Does it clearly cover major components like compressors and air handlers?
Are there vague exclusions tied to maintenance that could create issues later?
How does it handle refrigerant, which is often one of the more expensive aspects of a repair?

These are the kinds of questions that do not feel urgent until the day your system stops working. By then, the answers matter a lot.

Just as important is who stands behind that contract. In a high-heat market like Arizona, choosing a reliable home warranty provider is not something to take lightly. Many homeowners look toward companies that have been recognized by outlets like CNBC. Providers such as Select Home Warranty, which is often featured in national rankings, have built visibility around broad coverage options and nationwide service networks. In a market where delays can quickly turn into real disruption, that kind of reliability matters more than most people realize.

The Waiting Game No One Talks About

One of the most overlooked parts of any home warranty is not what it covers, but how quickly it responds.

During a mild season, a delay of a day or two might be manageable. In the middle of an Arizona heat wave, it can feel much longer.

When demand spikes, everyone is calling for help at the same time. Technicians get booked out. Parts may take longer to source. And suddenly, your home becomes a waiting room you cannot leave.

This is why it is worth paying attention to how a provider operates under pressure. Do they have a strong network of local contractors? Are there clear expectations around response times? Is there flexibility if delays become unreasonable?

Because in Arizona, reliability is not just about coverage. It is about access.
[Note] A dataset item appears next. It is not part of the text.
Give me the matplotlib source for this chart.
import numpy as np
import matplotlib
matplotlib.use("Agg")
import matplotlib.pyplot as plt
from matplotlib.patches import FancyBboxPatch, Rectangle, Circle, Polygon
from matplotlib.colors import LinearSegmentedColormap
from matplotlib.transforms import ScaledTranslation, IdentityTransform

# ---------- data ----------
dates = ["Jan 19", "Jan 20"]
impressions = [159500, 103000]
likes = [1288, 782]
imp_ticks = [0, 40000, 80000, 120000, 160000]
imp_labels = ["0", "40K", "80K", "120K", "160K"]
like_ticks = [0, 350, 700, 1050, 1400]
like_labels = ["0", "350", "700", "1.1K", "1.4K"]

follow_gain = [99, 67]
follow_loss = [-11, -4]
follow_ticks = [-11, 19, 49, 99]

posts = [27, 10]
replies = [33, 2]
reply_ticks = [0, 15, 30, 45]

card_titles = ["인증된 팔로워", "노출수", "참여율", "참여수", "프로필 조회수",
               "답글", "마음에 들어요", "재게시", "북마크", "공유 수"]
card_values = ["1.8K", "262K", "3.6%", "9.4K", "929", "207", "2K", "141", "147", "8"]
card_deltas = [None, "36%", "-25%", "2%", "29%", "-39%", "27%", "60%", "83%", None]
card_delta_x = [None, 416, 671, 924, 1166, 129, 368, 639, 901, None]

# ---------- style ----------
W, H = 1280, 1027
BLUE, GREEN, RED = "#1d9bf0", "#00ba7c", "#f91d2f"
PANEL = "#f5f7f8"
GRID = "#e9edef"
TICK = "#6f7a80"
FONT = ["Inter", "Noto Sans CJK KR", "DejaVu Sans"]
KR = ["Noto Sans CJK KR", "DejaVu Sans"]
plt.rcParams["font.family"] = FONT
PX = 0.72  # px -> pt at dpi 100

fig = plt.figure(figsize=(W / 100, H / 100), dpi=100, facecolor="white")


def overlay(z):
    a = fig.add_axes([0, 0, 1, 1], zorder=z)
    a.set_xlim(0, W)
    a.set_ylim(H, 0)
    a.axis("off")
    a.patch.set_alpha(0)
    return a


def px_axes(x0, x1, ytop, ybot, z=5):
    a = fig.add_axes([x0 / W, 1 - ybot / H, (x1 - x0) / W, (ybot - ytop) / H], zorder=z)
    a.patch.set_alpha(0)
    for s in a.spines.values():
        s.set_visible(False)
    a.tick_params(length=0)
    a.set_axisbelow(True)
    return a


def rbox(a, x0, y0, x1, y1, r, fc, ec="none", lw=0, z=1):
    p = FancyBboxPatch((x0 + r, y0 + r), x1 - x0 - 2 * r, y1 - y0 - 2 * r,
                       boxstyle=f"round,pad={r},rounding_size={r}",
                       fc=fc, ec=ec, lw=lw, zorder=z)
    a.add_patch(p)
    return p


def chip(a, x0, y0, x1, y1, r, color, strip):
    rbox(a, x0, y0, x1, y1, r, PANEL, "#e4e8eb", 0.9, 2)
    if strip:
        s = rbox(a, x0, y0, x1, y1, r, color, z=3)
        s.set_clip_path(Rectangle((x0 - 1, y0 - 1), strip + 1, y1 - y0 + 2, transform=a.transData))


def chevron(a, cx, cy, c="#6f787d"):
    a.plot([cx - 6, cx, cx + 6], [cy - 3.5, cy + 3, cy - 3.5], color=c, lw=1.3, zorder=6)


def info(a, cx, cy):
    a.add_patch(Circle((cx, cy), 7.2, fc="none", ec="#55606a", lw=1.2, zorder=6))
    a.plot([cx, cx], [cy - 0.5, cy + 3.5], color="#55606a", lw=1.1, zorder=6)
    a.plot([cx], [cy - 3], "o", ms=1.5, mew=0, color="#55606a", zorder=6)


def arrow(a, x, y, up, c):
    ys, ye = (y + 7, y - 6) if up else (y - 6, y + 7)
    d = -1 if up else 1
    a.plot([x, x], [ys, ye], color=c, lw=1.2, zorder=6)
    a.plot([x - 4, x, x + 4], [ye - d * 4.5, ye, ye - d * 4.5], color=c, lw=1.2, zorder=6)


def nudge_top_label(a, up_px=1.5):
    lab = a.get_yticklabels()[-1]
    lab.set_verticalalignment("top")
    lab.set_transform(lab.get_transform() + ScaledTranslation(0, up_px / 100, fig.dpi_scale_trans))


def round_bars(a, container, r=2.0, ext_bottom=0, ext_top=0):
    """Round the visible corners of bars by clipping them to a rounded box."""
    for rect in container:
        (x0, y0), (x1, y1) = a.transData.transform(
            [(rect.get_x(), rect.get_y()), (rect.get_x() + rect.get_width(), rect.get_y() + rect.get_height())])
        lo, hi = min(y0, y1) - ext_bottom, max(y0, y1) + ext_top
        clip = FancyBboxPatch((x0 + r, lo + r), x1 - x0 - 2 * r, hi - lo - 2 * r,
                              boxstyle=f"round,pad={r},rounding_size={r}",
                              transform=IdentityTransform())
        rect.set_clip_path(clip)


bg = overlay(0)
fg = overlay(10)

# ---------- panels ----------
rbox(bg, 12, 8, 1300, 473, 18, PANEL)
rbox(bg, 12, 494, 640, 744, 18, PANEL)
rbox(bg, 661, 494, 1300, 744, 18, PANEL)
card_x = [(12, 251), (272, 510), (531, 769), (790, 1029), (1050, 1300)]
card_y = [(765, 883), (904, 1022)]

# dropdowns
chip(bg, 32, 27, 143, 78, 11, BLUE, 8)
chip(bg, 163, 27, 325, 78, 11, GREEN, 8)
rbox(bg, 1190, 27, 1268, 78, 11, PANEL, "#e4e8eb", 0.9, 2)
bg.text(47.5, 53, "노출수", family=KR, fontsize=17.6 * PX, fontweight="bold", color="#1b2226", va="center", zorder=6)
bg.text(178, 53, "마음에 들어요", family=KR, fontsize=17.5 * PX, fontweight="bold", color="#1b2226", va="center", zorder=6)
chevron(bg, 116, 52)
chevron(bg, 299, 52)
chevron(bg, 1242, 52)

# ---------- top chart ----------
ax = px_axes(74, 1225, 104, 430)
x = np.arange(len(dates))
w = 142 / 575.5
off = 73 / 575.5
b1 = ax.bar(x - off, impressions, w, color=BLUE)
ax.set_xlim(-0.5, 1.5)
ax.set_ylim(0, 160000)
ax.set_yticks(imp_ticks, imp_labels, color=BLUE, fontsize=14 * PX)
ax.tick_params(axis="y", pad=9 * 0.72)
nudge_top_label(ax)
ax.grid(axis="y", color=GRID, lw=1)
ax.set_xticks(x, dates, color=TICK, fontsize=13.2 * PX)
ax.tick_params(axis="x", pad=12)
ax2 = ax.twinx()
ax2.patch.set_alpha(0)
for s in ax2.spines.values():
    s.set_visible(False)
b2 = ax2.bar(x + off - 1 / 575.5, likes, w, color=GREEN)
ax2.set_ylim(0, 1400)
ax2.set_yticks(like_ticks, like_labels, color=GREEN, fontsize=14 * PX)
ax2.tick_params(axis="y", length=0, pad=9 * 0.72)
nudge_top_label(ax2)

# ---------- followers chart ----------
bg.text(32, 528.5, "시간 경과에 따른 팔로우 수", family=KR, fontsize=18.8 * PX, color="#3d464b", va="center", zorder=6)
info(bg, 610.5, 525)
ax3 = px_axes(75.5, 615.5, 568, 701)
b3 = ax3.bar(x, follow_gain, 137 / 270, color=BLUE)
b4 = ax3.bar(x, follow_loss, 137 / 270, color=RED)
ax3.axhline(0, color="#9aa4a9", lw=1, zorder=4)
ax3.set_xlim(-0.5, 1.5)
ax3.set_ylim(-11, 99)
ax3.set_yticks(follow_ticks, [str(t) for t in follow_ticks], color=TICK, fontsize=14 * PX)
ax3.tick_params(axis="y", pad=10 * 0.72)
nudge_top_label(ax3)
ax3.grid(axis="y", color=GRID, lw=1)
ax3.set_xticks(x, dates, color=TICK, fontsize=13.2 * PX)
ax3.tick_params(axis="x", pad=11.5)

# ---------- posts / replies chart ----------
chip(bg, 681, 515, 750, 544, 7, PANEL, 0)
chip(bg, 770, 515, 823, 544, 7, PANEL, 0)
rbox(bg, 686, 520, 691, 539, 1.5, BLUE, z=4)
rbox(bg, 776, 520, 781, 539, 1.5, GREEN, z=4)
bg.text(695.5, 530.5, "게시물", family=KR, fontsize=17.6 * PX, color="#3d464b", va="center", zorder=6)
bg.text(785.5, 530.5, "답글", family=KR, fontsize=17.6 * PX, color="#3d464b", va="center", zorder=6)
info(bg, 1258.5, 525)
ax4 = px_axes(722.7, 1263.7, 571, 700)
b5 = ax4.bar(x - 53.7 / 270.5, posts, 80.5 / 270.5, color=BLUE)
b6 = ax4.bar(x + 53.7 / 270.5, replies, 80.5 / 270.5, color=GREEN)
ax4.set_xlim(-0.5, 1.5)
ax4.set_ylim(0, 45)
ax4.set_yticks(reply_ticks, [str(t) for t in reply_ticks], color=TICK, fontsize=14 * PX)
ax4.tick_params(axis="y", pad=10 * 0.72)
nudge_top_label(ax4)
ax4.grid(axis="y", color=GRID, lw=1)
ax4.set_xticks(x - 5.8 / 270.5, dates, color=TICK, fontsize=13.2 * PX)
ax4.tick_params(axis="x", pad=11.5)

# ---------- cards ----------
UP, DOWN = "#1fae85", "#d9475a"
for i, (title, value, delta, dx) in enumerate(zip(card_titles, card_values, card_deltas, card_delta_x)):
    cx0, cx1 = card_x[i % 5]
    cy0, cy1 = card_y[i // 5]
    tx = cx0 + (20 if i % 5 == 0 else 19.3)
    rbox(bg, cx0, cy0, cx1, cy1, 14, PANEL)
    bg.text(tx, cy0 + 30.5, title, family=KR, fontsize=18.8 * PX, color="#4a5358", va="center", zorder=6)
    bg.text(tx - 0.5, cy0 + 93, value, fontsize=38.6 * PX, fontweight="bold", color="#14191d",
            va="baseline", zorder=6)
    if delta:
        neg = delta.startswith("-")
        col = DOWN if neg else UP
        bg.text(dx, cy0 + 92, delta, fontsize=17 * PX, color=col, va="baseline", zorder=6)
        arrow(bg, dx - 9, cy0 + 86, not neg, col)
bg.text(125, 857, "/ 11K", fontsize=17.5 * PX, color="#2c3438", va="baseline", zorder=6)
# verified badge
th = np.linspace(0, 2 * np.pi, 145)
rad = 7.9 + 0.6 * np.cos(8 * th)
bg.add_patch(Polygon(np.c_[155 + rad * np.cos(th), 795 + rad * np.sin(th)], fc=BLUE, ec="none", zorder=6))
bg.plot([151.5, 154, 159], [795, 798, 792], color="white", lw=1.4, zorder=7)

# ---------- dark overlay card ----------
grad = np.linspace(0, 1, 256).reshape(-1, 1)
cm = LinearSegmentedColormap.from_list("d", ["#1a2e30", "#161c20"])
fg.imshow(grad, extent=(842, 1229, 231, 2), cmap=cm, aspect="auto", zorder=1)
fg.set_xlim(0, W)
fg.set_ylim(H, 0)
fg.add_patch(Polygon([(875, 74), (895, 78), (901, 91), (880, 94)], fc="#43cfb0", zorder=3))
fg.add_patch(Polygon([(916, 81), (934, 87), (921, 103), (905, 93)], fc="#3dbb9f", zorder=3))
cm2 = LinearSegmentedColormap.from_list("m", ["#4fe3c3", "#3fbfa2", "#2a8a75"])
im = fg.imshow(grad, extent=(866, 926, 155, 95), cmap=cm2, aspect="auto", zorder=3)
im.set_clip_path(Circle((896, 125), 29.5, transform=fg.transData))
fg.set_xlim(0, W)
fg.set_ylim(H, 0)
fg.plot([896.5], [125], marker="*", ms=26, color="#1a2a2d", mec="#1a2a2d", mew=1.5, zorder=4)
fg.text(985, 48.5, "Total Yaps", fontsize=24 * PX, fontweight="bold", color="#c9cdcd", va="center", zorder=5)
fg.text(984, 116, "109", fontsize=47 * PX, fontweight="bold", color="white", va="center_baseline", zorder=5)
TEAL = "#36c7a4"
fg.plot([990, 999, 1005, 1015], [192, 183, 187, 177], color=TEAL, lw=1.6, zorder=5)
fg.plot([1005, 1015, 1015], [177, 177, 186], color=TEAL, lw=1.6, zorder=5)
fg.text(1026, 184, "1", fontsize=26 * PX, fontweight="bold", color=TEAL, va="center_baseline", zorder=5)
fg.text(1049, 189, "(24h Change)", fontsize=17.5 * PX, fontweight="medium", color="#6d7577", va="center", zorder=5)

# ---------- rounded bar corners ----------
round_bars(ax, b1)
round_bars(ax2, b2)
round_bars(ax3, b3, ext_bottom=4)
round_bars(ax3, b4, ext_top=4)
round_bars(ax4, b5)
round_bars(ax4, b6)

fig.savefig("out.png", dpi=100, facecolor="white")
Living With the Grid, Not Against It

There is also a bigger picture at play.

Every summer, Arizona’s energy grid is pushed to its limits. As temperatures rise, so does demand. Air conditioners cycle more frequently. Systems across entire neighborhoods are working at full capacity for extended periods of time.
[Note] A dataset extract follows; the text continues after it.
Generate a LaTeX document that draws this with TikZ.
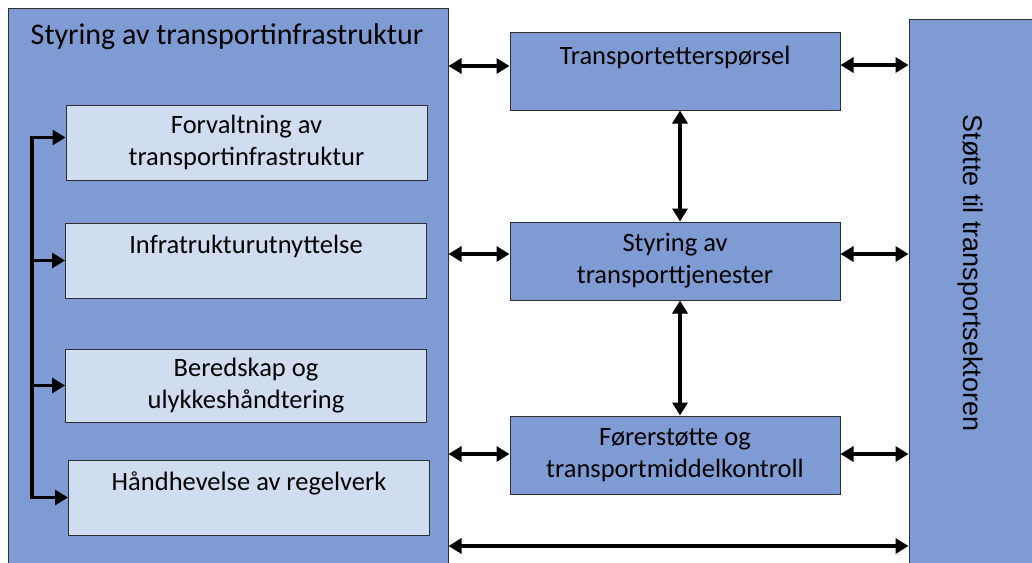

When the grid is under pressure, the effects ripple outward. Power fluctuations, outages, and system strain all become more likely. And when something fails, it is rarely happening in isolation.

That is why so many homeowners experience the same problem at the same time. It is not bad luck. It is the environment.
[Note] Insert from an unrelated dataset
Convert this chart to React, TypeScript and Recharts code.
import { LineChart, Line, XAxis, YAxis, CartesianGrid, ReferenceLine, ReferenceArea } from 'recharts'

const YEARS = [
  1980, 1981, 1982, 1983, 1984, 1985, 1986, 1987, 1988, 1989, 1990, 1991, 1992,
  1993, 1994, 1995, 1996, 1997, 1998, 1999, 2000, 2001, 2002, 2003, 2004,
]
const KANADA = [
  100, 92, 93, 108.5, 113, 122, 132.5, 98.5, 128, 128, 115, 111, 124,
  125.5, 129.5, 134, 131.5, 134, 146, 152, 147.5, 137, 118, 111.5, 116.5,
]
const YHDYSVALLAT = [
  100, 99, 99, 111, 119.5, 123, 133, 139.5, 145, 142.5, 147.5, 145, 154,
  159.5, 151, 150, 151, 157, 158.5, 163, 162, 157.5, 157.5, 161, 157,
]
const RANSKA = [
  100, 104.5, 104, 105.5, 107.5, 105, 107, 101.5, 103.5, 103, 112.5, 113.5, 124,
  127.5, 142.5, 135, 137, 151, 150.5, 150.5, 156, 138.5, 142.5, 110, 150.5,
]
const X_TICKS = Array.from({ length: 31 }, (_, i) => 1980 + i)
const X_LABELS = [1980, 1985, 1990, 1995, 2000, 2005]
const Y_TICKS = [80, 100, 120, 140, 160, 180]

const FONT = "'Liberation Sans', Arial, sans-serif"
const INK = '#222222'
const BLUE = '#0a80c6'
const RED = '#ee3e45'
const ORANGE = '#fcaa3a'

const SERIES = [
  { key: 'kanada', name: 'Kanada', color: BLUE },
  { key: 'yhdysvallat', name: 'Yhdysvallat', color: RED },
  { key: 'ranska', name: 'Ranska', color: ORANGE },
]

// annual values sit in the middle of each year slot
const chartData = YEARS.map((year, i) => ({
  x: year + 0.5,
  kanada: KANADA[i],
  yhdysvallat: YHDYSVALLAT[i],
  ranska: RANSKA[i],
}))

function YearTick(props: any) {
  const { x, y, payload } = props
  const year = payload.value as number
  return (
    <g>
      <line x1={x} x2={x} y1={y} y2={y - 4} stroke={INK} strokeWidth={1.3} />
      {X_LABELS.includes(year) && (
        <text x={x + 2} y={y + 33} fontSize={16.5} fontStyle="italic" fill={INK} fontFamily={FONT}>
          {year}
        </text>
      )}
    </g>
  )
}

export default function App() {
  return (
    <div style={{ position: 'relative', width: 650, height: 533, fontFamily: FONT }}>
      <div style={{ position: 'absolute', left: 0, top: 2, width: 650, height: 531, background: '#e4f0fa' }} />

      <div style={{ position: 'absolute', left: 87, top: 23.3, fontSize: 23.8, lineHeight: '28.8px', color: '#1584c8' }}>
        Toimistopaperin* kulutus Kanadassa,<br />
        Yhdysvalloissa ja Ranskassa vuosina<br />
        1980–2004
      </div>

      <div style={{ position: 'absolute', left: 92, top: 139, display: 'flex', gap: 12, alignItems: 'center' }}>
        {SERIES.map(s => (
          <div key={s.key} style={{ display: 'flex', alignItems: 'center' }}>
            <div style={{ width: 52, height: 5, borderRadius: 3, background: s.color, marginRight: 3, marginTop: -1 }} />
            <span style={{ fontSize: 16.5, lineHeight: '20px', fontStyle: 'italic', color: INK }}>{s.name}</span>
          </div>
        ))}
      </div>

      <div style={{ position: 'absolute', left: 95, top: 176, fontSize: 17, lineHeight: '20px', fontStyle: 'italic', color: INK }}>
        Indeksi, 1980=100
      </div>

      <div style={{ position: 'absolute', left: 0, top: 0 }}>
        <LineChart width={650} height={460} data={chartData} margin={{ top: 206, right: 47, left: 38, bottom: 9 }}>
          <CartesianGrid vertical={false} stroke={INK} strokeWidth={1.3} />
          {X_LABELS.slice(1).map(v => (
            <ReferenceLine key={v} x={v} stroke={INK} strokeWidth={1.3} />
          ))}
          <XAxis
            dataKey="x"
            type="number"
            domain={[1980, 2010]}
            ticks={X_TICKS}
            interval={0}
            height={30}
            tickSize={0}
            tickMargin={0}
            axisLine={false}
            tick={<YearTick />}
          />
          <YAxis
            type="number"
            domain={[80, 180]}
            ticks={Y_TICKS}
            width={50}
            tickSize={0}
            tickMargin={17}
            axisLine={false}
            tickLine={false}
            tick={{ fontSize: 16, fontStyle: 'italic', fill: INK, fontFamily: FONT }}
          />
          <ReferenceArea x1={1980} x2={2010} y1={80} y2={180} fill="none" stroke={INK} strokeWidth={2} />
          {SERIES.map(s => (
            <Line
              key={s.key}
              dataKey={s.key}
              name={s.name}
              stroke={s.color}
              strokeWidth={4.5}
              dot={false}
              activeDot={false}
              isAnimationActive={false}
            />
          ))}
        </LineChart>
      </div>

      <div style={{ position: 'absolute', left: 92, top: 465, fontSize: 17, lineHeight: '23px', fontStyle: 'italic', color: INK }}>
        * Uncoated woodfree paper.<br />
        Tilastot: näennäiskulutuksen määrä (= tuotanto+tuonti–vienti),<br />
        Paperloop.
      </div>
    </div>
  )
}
A home warranty, in this context, becomes a way to navigate that shared risk. It gives you a structured path forward when the system you rely on most is also the one under the most stress.

Knowing Your Rights Before You Need Them

There is another side to this conversation that does not get enough attention.

Most homeowners do not read their warranty contracts closely. Not because they do not care, but because everything feels straightforward at the time of purchase.

The real learning happens when a claim is filed.

Understanding how to submit a claim, what documentation is required, and what situations might lead to a denial can make a meaningful difference in how smoothly the process goes. Keeping records of maintenance, saving service receipts, and documenting issues early are small steps that can prevent bigger headaches later.

It is not about expecting problems. It is about being prepared for them.

A Shift in Mindset

Living in Arizona changes how you think about your home.

You become more aware of the sun’s intensity, the cost of energy, and the systems that keep everything running. Over time, you realize that comfort here is not accidental. It is managed.

A smart home warranty strategy is part of that mindset.

It is not about fearing the worst. It is about recognizing patterns. Systems wear down faster in extreme heat. Repairs take longer during peak demand. Costs rise when you are forced into last minute decisions.

When you plan for those realities, you take some of the uncertainty out of the equation.

In Arizona, there will always be that moment each summer when you step inside and wait for the cool air to hit.

Most days, it will.

But it only takes one day when it does not to remind you how much depends on that system working the way it should.

Protecting your AC is not just about comfort. It is about stability. It is about avoiding unnecessary financial strain. And it is about having a plan in place when the heat stops being something you can ignore and becomes something you have to manage.

In a climate that does not let up, preparation is simply part of living well.